● **Your task**
Which lines contain the string "that"? Please list every one of them.

● **Data**
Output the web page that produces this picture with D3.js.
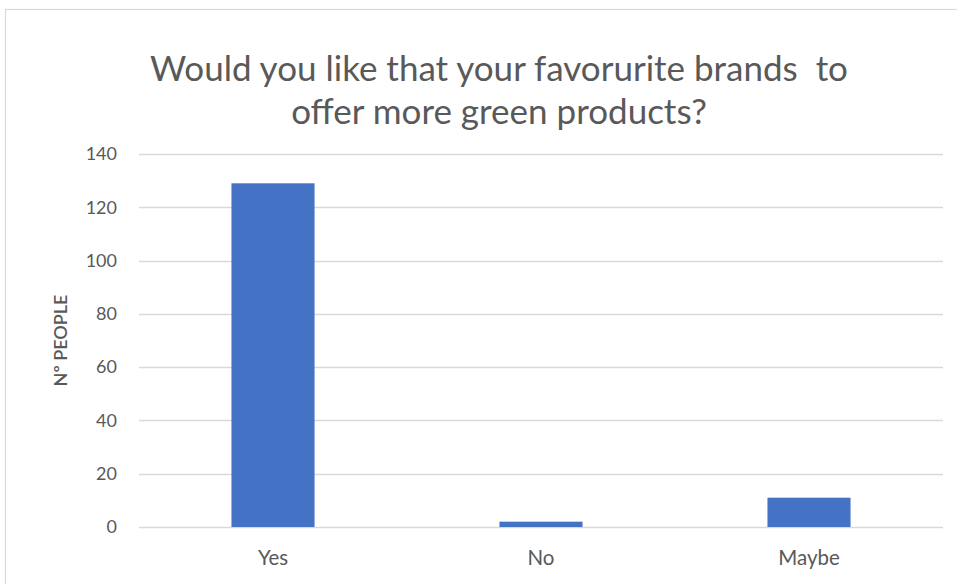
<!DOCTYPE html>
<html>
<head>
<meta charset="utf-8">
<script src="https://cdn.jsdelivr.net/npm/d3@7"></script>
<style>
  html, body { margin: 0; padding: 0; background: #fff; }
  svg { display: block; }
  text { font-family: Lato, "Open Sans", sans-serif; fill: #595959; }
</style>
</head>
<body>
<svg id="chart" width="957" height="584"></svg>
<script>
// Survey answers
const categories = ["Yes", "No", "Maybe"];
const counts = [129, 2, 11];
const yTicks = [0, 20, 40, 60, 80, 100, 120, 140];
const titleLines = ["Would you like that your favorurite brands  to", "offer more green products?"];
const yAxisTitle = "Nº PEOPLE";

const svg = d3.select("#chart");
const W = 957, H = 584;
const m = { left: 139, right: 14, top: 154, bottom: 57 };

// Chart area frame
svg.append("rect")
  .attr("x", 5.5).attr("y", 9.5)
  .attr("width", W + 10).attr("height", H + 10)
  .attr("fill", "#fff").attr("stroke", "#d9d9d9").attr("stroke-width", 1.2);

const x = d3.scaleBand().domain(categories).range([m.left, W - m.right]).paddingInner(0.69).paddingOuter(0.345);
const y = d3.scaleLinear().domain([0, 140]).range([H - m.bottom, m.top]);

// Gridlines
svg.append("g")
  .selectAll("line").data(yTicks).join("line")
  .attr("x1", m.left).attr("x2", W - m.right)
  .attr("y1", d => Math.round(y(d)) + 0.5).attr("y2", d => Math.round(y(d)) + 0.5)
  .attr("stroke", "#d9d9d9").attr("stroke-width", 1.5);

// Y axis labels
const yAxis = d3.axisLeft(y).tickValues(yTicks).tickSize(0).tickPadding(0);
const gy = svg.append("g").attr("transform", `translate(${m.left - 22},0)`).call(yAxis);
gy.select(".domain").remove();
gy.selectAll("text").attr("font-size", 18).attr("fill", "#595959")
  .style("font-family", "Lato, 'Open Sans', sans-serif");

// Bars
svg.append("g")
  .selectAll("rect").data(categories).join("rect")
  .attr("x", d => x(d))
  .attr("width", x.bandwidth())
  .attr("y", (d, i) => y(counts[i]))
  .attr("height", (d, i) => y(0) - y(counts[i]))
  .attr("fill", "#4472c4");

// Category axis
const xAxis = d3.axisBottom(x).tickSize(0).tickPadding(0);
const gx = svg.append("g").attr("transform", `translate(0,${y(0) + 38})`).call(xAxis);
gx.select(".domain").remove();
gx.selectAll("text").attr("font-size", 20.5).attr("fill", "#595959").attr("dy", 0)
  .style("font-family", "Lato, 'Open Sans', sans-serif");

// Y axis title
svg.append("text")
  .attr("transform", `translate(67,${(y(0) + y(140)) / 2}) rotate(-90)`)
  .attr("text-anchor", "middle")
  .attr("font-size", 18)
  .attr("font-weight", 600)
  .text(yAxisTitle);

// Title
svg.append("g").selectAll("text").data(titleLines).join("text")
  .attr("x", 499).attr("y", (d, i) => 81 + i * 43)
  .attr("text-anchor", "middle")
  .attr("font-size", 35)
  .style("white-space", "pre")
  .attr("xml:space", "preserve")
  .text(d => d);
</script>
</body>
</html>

● **Written response**
Output the web page that produces this picture with D3.js.
const titleLines = ["Would you like that your favorurite brands  to", "offer more green products?"];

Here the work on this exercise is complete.